February 24, 2016
There are estimated to be between 3,000 and 5,000 Islamic State militants in Libya. According to military sources France has launched covert operations against them. While the United States announced the death of Tunisian Noureddine Chouchane and five others by US Air Force raids on a training camp, France was nearby. The killing of the highest leader of the Islamic State in Libya, the Iraqi Abou Nabil, was the result of French air strikes. France has also reportedly intervened with its special forces.
A defense leader told Le Monde that “the last thing we want to do is intervene in Libya. We must avoid all public military action, we must act discretely.” In a country that France surveyed for months, the objective isn’t to win a war but to target the leaders of the terrorist group, with the objective of slowing its rise to power. Actions were reportedly jointly directed by Washington, London, and Paris.

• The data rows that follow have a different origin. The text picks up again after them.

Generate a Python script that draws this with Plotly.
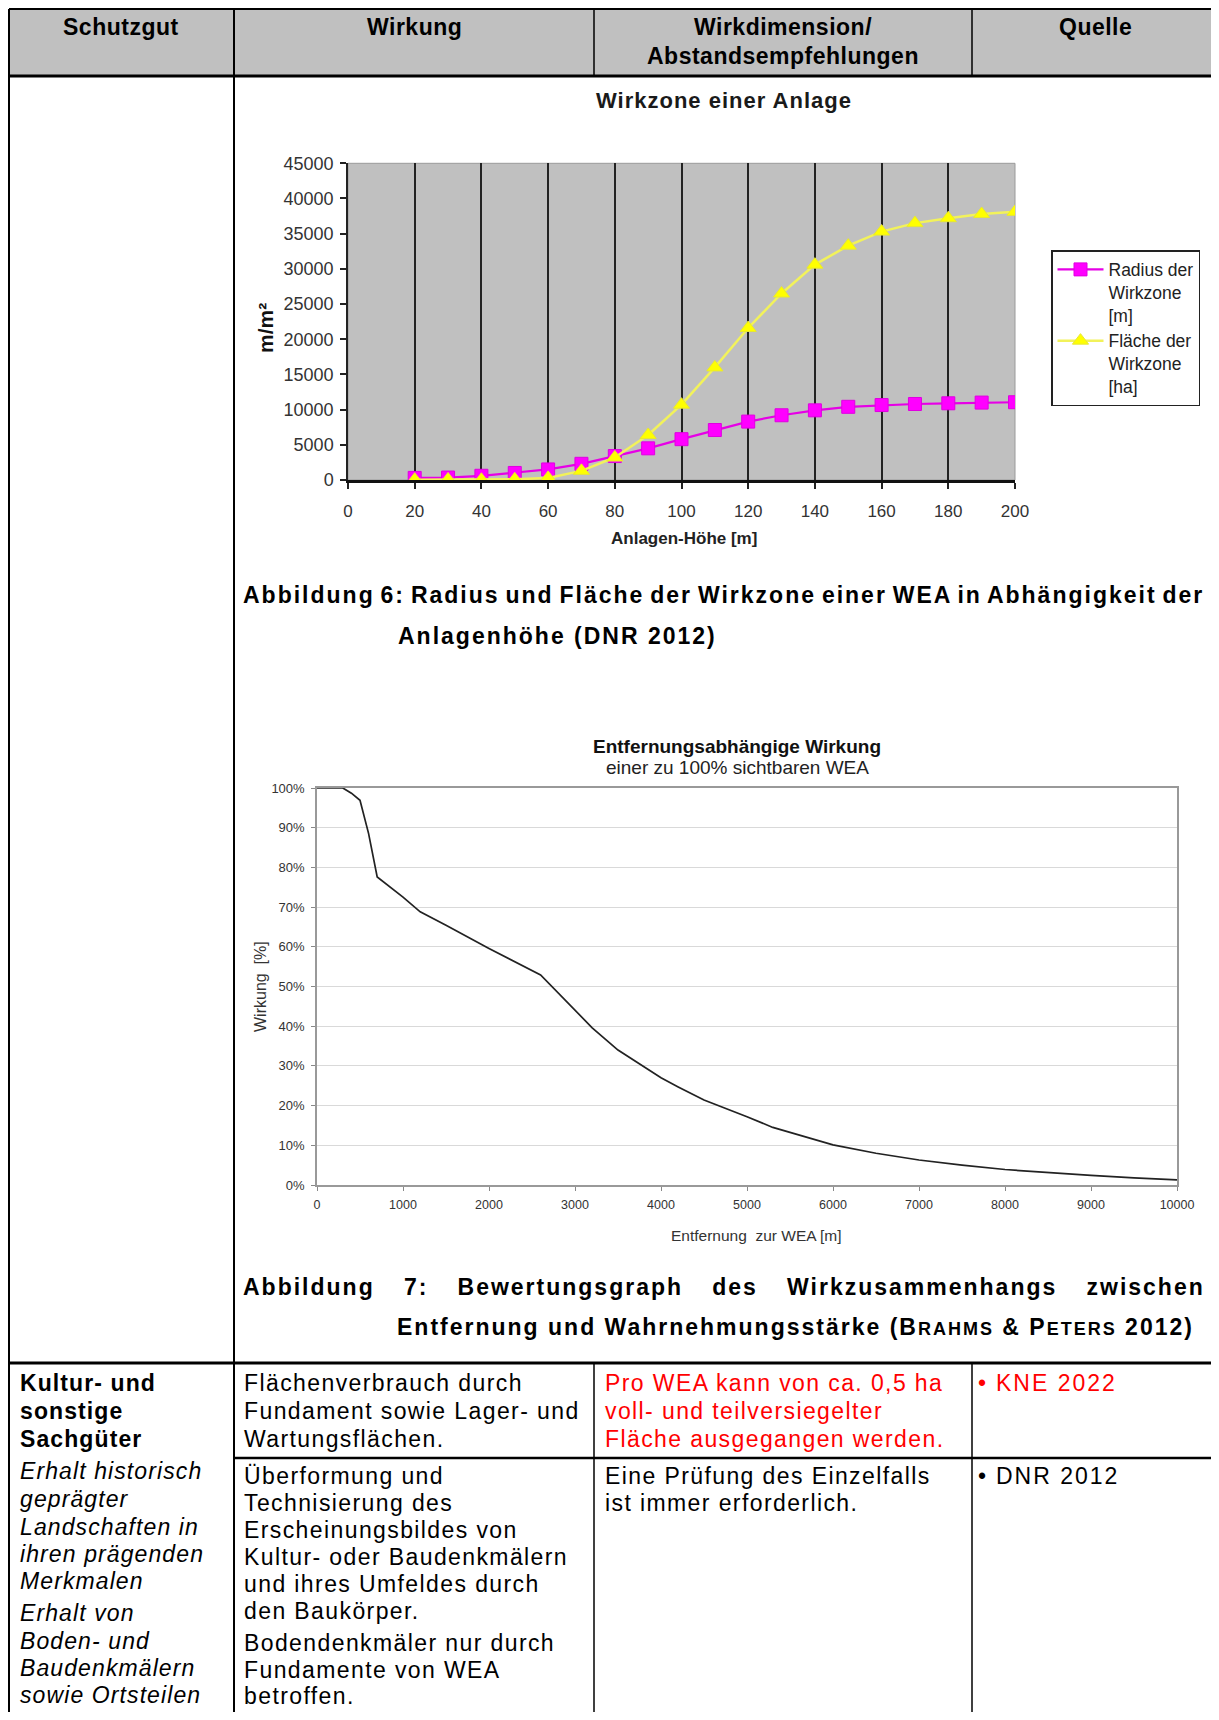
import plotly.graph_objects as go

# ---------------- data ----------------
# Chart 1: Wirkzone einer Anlage
heights = [20, 30, 40, 50, 60, 70, 80, 90, 100, 110, 120, 130, 140, 150, 160, 170, 180, 190, 200]
radius_m = [300, 350, 600, 1000, 1500, 2300, 3400, 4500, 5800, 7100, 8300, 9200, 9900, 10400, 10650, 10800, 10900, 11000, 11050]
flaeche_ha = [50, 80, 30, 100, 300, 1300, 3200, 6400, 10700, 16000, 21600, 26500, 30600, 33300, 35300, 36500, 37200, 37800, 38100]
x1_ticks = [0, 20, 40, 60, 80, 100, 120, 140, 160, 180, 200]
y1_ticks = [0, 5000, 10000, 15000, 20000, 25000, 30000, 35000, 40000, 45000]
y1_grid = [5000, 15000, 30000, 40000]

# Chart 2: Entfernungsabhängige Wirkung
entfernung = [0, 300, 400, 500, 600, 700, 1000, 1200, 1500, 2000, 2600, 3000, 3200, 3500, 4000, 4200, 4500,
              5000, 5300, 6000, 6500, 7000, 7500, 8000, 8500, 9000, 9500, 10000]
wirkung = [100, 100, 98.7, 96.9, 88.5, 77.6, 72.5, 68.8, 65.4, 59.6, 52.9, 44.0, 39.6, 34.0, 27.0, 24.7, 21.4,
           17.2, 14.5, 10.1, 8.0, 6.3, 5.0, 3.9, 3.1, 2.4, 1.8, 1.3]
x2_ticks = [0, 1000, 2000, 3000, 4000, 5000, 6000, 7000, 8000, 9000, 10000]
y2_ticks = [0, 10, 20, 30, 40, 50, 60, 70, 80, 90, 100]
y2_labels = ["0%", "10%", "20%", "30%", "40%", "50%", "60%", "70%", "80%", "90%", "100%"]

# Table text
header_cells = [["Schutzgut"], ["Wirkung"], ["Wirkdimension/", "Abstandsempfehlungen"], ["Quelle"]]
col1_bold = ["Kultur- und", "sonstige", "Sachgüter"]
col1_italic = ["Erhalt historisch", "geprägter", "Landschaften in", "ihren prägenden", "Merkmalen",
               "Erhalt von", "Boden- und", "Baudenkmälern", "sowie Ortsteilen"]
col2_rowA = ["Flächenverbrauch durch", "Fundament sowie Lager- und", "Wartungsflächen."]
col2_rowB = ["Überformung und", "Technisierung des", "Erscheinungsbildes von", "Kultur- oder Baudenkmälern",
             "und ihres Umfeldes durch", "den Baukörper.", "Bodendenkmäler nur durch", "Fundamente von WEA",
             "betroffen."]
col3_rowA = ["Pro WEA kann von ca. 0,5 ha", "voll- und teilversiegelter", "Fläche ausgegangen werden."]
col3_rowB = ["Eine Prüfung des Einzelfalls", "ist immer erforderlich."]
col4_rowA = "KNE 2022"
col4_rowB = "DNR 2012"
caption6 = ["Abbildung 6: Radius und Fläche der Wirkzone einer WEA in Abhängigkeit der",
            "Anlagenhöhe (DNR 2012)"]
caption7 = ["Abbildung 7: Bewertungsgraph des Wirkzusammenhangs zwischen",
            "Entfernung und Wahrnehmungsstärke (B<span style=\"font-size:18px\">RAHMS</span> &amp; "
            "P<span style=\"font-size:18px\">ETERS</span> 2012)"]

# ---------------- layout helpers ----------------
# The page body keeps its default 8px margin, so the figure is sized to fit
# inside the 1219x1720 window; all positions below are page pixels.
OFF = 8
W, H = 1210, 1704
FONT = "Liberation Sans, Arial, sans-serif"
BODY = 23
LS = 1.4
CAP_LS = 2.0


def X(px):
    return (px - OFF) / W


def Y(py):
    return 1 - (py - OFF) / H


annotations = []


def add_text(x, y, text, size=BODY, color="#000000", bold=False, italic=False,
             xanchor="left", ls=LS, ws=None, angle=0):
    t = text
    if bold:
        t = f"<b>{t}</b>"
    if italic:
        t = f"<i>{t}</i>"
    if ls is not None or ws is not None:
        style = []
        if ls is not None:
            style.append(f"letter-spacing:{ls}px")
        if ws is not None:
            style.append(f"word-spacing:{ws}px")
        t = f'<span style="{";".join(style)}">{t}</span>'
    annotations.append(dict(
        x=X(x), y=Y(y), xref="paper", yref="paper", text=t, showarrow=False,
        xanchor=xanchor, yanchor="middle", textangle=angle,
        font=dict(family=FONT, size=size, color=color)))


shapes = []


def hline(y, x0, x1, w=2):
    shapes.append(dict(type="line", xref="paper", yref="paper", x0=X(x0), x1=X(x1), y0=Y(y), y1=Y(y),
                       line=dict(color="#000000", width=w)))


def vline(x, y0, y1, w=2):
    shapes.append(dict(type="line", xref="paper", yref="paper", x0=X(x), x1=X(x), y0=Y(y0), y1=Y(y1),
                       line=dict(color="#000000", width=w)))


# ---------------- table frame ----------------
TOP, LEFT, RIGHT, BOTTOM = 9, 9, 1216, 1712
shapes.append(dict(type="rect", xref="paper", yref="paper", x0=X(LEFT), x1=X(RIGHT), y0=Y(TOP), y1=Y(76),
                   fillcolor="#c0c0c0", line=dict(width=0), layer="below"))
hline(TOP, LEFT, RIGHT, 2)
hline(76, LEFT, RIGHT, 3)
hline(1363, LEFT, RIGHT, 3)
hline(1458, 234, RIGHT, 2.5)
vline(LEFT, TOP, BOTTOM, 2)
vline(RIGHT, TOP, BOTTOM, 2)
vline(234, TOP, BOTTOM, 2)
for cx in (594, 972):
    vline(cx, TOP, 76, 1.5)
    vline(cx, 1363, BOTTOM, 1.5)

# chart 1 plot background (grey)
shapes.append(dict(type="rect", xref="x domain", yref="y domain", x0=0, x1=1, y0=0, y1=1,
                   fillcolor="#c0c0c0", line=dict(color="#9a9a9a", width=1), layer="below"))

# ---------------- header ----------------
centers = [121, 414, 783, 1095]
for cx, cell in zip(centers, header_cells):
    add_text(cx, 27, cell[0], bold=True, xanchor="center", ls=0.5)
    if len(cell) > 1:
        add_text(cx, 56, cell[1], bold=True, xanchor="center", ls=0.5)

# ---------------- chart titles and captions ----------------
add_text(724, 101, "Wirkzone einer Anlage", size=22, color="#1a1a1a", bold=True, xanchor="center", ls=1)
add_text(684, 538, "Anlagen-Höhe [m]", size=17, color="#222222", bold=True, xanchor="center", ls=None)
add_text(265, 328, "m/m²", size=21, color="#111111", bold=True, xanchor="center", ls=None, angle=-90)

add_text(241, 595, caption6[0], bold=True, ls=CAP_LS, ws=-2.5)
add_text(396, 636, caption6[1], bold=True, ls=CAP_LS)

add_text(737, 746, "Entfernungsabhängige Wirkung", size=19, color="#111111", bold=True, xanchor="center", ls=None)
add_text(737, 767, "einer zu 100% sichtbaren WEA", size=19, color="#222222", xanchor="center", ls=None)
add_text(756, 1235, "Entfernung\u00a0 zur WEA [m]", size=15.5, color="#333333", xanchor="center", ls=None)
add_text(260, 987, "Wirkung\u00a0 [%]", size=16, color="#333333", xanchor="center", ls=None, angle=-90)

add_text(241, 1287, caption7[0], bold=True, ls=CAP_LS, ws=20.8)
add_text(395, 1327, caption7[1], bold=True, ls=CAP_LS)

# ---------------- table body ----------------
y_col1 = [1383, 1411, 1439, 1471, 1499, 1527, 1554, 1581, 1613, 1641, 1668, 1695]
for i, line in enumerate(col1_bold + col1_italic):
    add_text(18, y_col1[i], line, bold=(i < 3), italic=(i >= 3), ls=1.1)
y_rowA = [1383, 1411, 1439]
y_rowB = [1476, 1503, 1530, 1557, 1584, 1611, 1643, 1670, 1696]
for i, line in enumerate(col2_rowA):
    add_text(241.5, y_rowA[i], line)
for i, line in enumerate(col2_rowB):
    add_text(241.5, y_rowB[i], line)
for i, line in enumerate(col3_rowA):
    add_text(602.5, y_rowA[i], line, color="#ff0000")
for i, line in enumerate(col3_rowB):
    add_text(602.5, y_rowB[i], line)
add_text(976, y_rowA[0], "•", color="#ff0000", ls=None)
add_text(994, y_rowA[0], col4_rowA, color="#ff0000", ls=2.0)
add_text(976, y_rowB[0], "•", ls=None)
add_text(994, y_rowB[0], col4_rowB, ls=2.0)

# ---------------- figure ----------------
fig = go.Figure()
fig.add_trace(go.Scatter(
    x=heights, y=radius_m, name="Radius der<br>Wirkzone<br>[m]", mode="lines+markers",
    line=dict(color="#e600e6", width=2.2),
    marker=dict(symbol="square", size=13, color="#ff00ff", line=dict(color="#e000e0", width=1)),
    xaxis="x", yaxis="y"))
fig.add_trace(go.Scatter(
    x=heights, y=flaeche_ha, name="Fläche der<br>Wirkzone<br>[ha]", mode="lines+markers",
    line=dict(color="#f2f25a", width=2.5),
    marker=dict(symbol="triangle-up", size=14, color="#ffff00", line=dict(color="#e8e830", width=1)),
    xaxis="x", yaxis="y"))
fig.add_trace(go.Scatter(
    x=entfernung, y=wirkung, name="Wirkung", mode="lines", showlegend=False,
    line=dict(color="#222222", width=1.7), xaxis="x2", yaxis="y2"))

fig.update_layout(
    width=W, height=H, margin=dict(l=0, r=0, t=0, b=0, autoexpand=False), autosize=False,
    paper_bgcolor="#ffffff", plot_bgcolor="rgba(0,0,0,0)",
    font=dict(family=FONT, color="#000000"),
    showlegend=True,
    legend=dict(x=X(1051), y=Y(250), xanchor="left", yanchor="top", bgcolor="#ffffff",
                bordercolor="#222222", borderwidth=1.5, valign="top", tracegroupgap=0, itemwidth=46,
                font=dict(family=FONT, size=17.5, color="#222222")),
    xaxis=dict(domain=[X(348), X(1015)], anchor="y", range=[0, 200], tickvals=x1_ticks,
               showgrid=True, gridcolor="#222222", gridwidth=1.5, zeroline=False,
               showline=True, linecolor="#111111", linewidth=2.5,
               ticks="outside", ticklen=6, tickwidth=1.5, tickcolor="#222222", ticklabelstandoff=8,
               tickfont=dict(family=FONT, size=17, color="#333333")),
    yaxis=dict(domain=[Y(480), Y(163.3)], anchor="x", range=[0, 45000], tickvals=y1_ticks,
               tickformat="d", showgrid=False, zeroline=False,
               showline=True, linecolor="#222222", linewidth=1.5,
               ticks="outside", ticklen=6, tickwidth=1.5, tickcolor="#222222", ticklabelstandoff=3,
               tickfont=dict(family=FONT, size=18, color="#333333")),
    yaxis3=dict(overlaying="y", anchor="x", range=[0, 45000], tickvals=y1_grid,
                showgrid=True, gridcolor="#222222", gridwidth=1.5, zeroline=False,
                showticklabels=False, ticks="", showline=False),
    xaxis2=dict(domain=[X(317), X(1177)], anchor="y2", range=[0, 10000], tickvals=x2_ticks,
                tickformat="d", showgrid=False, zeroline=False, showline=True, linecolor="#999999",
                linewidth=1.5, mirror=True, ticks="outside", ticklen=4, tickwidth=1, tickcolor="#888888",
                ticklabelstandoff=3, tickfont=dict(family=FONT, size=12.5, color="#333333")),
    yaxis2=dict(domain=[Y(1185), Y(788)], anchor="x2", range=[0, 100], tickvals=y2_ticks,
                ticktext=y2_labels, showgrid=True, gridcolor="#d9d9d9", gridwidth=1, zeroline=False,
                showline=True, linecolor="#999999", linewidth=1.5, mirror=True,
                ticks="outside", ticklen=4, tickwidth=1, tickcolor="#888888", ticklabelstandoff=4,
                tickfont=dict(family=FONT, size=13, color="#333333")),
    shapes=shapes,
    annotations=annotations,
)

fig.write_html("out.html", config={"responsive": False, "displayModeBar": False})
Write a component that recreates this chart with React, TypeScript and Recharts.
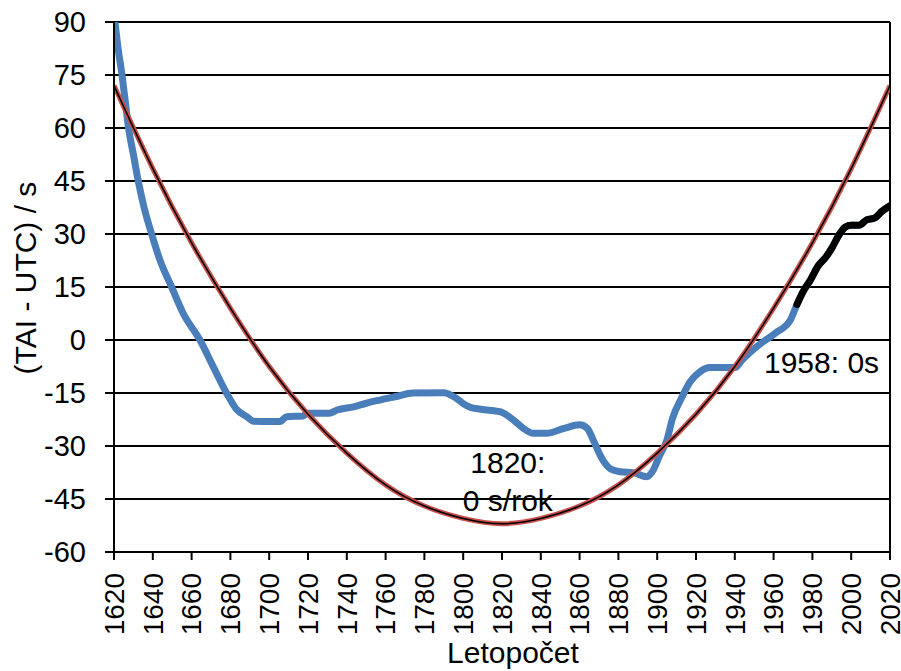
import {
  CartesianGrid,
  Label,
  Line,
  LineChart,
  ReferenceDot,
  ReferenceLine,
  XAxis,
  YAxis,
} from "recharts";

const yTicks = [-60, -45, -30, -15, 0, 15, 30, 45, 60, 75, 90];
const xTicks = [
  1620, 1640, 1660, 1680, 1700, 1720, 1740, 1760, 1780, 1800, 1820, 1840, 1860,
  1880, 1900, 1920, 1940, 1960, 1980, 2000, 2020,
];

// TAI - UTC, reconstructed series (blue)
const histYears = [
  1620.5, 1622, 1624, 1625.7, 1627.5, 1630, 1632.5, 1635.5, 1639.4, 1643.7,
  1649.7, 1655.7, 1664.3, 1671.2, 1678, 1683, 1688.4, 1692, 1700, 1705.5,
  1709, 1717.5, 1719.5, 1731, 1735, 1743.5, 1750, 1757, 1765.5, 1774, 1790,
  1796.5, 1800, 1803.5, 1809, 1819, 1826, 1831, 1836, 1843, 1852, 1860, 1864,
  1867, 1872, 1876, 1881, 1888, 1894.5, 1898, 1901, 1905, 1908, 1912, 1917,
  1922, 1927, 1940, 1944, 1951, 1961, 1968.5,
];
const histValues = [
  90, 83, 75.5, 68, 60, 52.5, 45, 37.5, 30, 22.6, 15, 7.5, 0, -7.6, -15,
  -19.5, -21.7, -23, -23.1, -23.1, -21.7, -21.5, -20.7, -20.7, -19.8, -18.9,
  -17.9, -17, -16, -15, -14.9, -16.5, -18, -19, -19.6, -20.3, -22.7, -25,
  -26.4, -26.4, -25, -24, -25, -28.3, -34, -36.5, -37.3, -37.6, -38.7, -36.8,
  -33, -28.3, -22, -17, -11.8, -9, -7.8, -7.8, -5.5, -2, 2, 5.5,
];

// measured period (black)
const recentYears = [
  1972, 1975, 1979, 1983, 1987, 1990, 1994, 1997, 2000, 2004, 2008, 2012, 2016,
  2020,
];
const recentValues = [
  10, 13.5, 17, 21, 23.5, 26, 30, 32, 32.5, 32.5, 34, 34.5, 36.5, 38,
];

// fitted parabola (red)
const fitYears = [
  1620, 1640, 1660, 1680, 1700, 1720, 1740, 1760, 1780, 1800, 1820, 1840, 1860,
  1880, 1900, 1920, 1940, 1960, 1980, 2000, 2020,
];
const fitValues = [
  72, 48.5, 27.5, 9, -7.5, -21, -32, -41, -47, -50.5, -52, -50.5, -47, -41,
  -32, -21, -7.5, 9, 27.5, 48.5, 72,
];

const toPoints = (xs: number[], ys: number[]) =>
  xs.map((year, i) => ({ year, value: ys[i] }));

const blueData = toPoints(
  [...histYears, ...recentYears],
  [...histValues, ...recentValues],
);
const blackData = toPoints(recentYears, recentValues);
const fitData = toPoints(fitYears, fitValues);

const FONT = "'Liberation Sans', Arial, sans-serif";

function YearTick({ x, y, payload }: any) {
  return (
    <text
      x={x}
      y={y}
      transform={`rotate(-90 ${x} ${y})`}
      textAnchor="end"
      dy="0.35em"
      fontSize={28}
      fill="#000"
      fontFamily={FONT}
    >
      {payload.value}
    </text>
  );
}

export default function App() {
  return (
    <div style={{ position: "absolute", left: 0, top: 0, background: "#fff", fontFamily: FONT }}>
      <LineChart width={901} height={671} margin={{ top: 22, right: 11, left: 0, bottom: 0 }}>
        <CartesianGrid vertical={false} stroke="#000" strokeWidth={2} />
        <XAxis
          dataKey="year"
          type="number"
          domain={[1620, 2020]}
          ticks={xTicks}
          interval={0}
          allowDataOverflow
          height={119}
          stroke="#000"
          strokeWidth={2}
          tickSize={8}
          tickMargin={13}
          tick={<YearTick />}
        >
          <Label
            value="Letopočet"
            position="insideBottom"
            offset={8}
            dx={11}
            fontSize={30}
            fill="#000"
            fontFamily={FONT}
          />
        </XAxis>
        <YAxis
          dataKey="value"
          type="number"
          domain={[-60, 90]}
          ticks={yTicks}
          interval={0}
          allowDataOverflow
          width={114}
          stroke="#000"
          strokeWidth={2}
          tickSize={9}
          tickMargin={19}
          tick={{ fontSize: 29, fill: "#000", fontFamily: FONT }}
        >
          <Label
            value="(TAI - UTC) / s"
            angle={-90}
            position="center"
            dx={-32}
            dy={-9}
            fontSize={30}
            fill="#000"
            fontFamily={FONT}
          />
        </YAxis>
        <ReferenceLine x={2020} stroke="#000" strokeWidth={2} />
        <Line
          data={blueData}
          dataKey="value"
          type="monotone"
          stroke="#4a7ebb"
          strokeWidth={7}
          strokeLinecap="round"
          strokeLinejoin="round"
          dot={false}
          isAnimationActive={false}
        />
        <Line
          data={blackData}
          dataKey="value"
          type="monotone"
          stroke="#000"
          strokeWidth={7}
          strokeLinecap="round"
          strokeLinejoin="round"
          dot={false}
          isAnimationActive={false}
        />
        <Line
          data={fitData}
          dataKey="value"
          type="natural"
          stroke="#c9504a"
          strokeWidth={5}
          dot={false}
          isAnimationActive={false}
        />
        <Line
          data={fitData}
          dataKey="value"
          type="natural"
          stroke="#000"
          strokeWidth={1.6}
          dot={false}
          isAnimationActive={false}
        />
        <ReferenceDot
          x={1823}
          y={-34.7}
          r={0}
          stroke="none"
          label={{ value: "1820:", position: "center", fontSize: 30, fill: "#000", fontFamily: FONT }}
        />
        <ReferenceDot
          x={1823}
          y={-45.5}
          r={0}
          stroke="none"
          label={{ value: "0 s/rok", position: "center", fontSize: 30, fill: "#000", fontFamily: FONT }}
        />
        <ReferenceDot
          x={1984.7}
          y={-6.4}
          r={0}
          stroke="none"
          label={{ value: "1958: 0s", position: "center", fontSize: 30, fill: "#000", fontFamily: FONT }}
        />
      </LineChart>
    </div>
  );
}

The precedent set by president Hollande rests for the moment on unofficial military involvement. These special forces–whose presence Le Monde became privy to, have been spotted in the east of Libya since mid-February. And that’s not all. Several sources told Le Monde that the fight against the terrorist group may also include covert operations, led by the Directorate-General for External Security. The former was spotted because although they acted discretely they were wearing French uniforms. The latter have also provided military support but thus far remain unseen.
Libya’s officials have rejected international intervention, an idea that has been discussed for months. Officials said they would tolerate targeted action but will not allow a foreign coalition on their soil. The principal Western actors that would be a part of the force–France, the United States, or Italy–appear generally unwilling after Muammar Gaddafi’s death in 2011 sent the region into chaos, especially without UN forces present. By applying new pressure to the Islamic State there is a risk that the problem will be transferred to fragile Tunisia or southern Europe. With a presence in Libya, “the Islamic State controls a coast for the first time,” said the General Staff of the French Navy, who revealed: “We are preparing scenarios on the hard sea.”
In a video released Monday by the press office of the Libyan Armed Forces, Haftar told soldiers in Benghazi: “Victory is valuable, there is nothing more valuable. So we need to protect this victory.”
On Wednesday, the Associated Press cited two Libyan military officials who reiterated the claims of French special forces’ involvement in the country. According to the Associated Press, the two sources “said that French forces work with Libyan troops to pinpoint [Islamic State] militant locations, plan operations and carry them out. They had also been training Libyan forces.”
The recent rise in Western operations against ISIS in Libya comes as officials increasingly fear that terrorists will use the chaos there as a staging ground for terror attacks against Europe, as well as entrench themselves amid another conflict.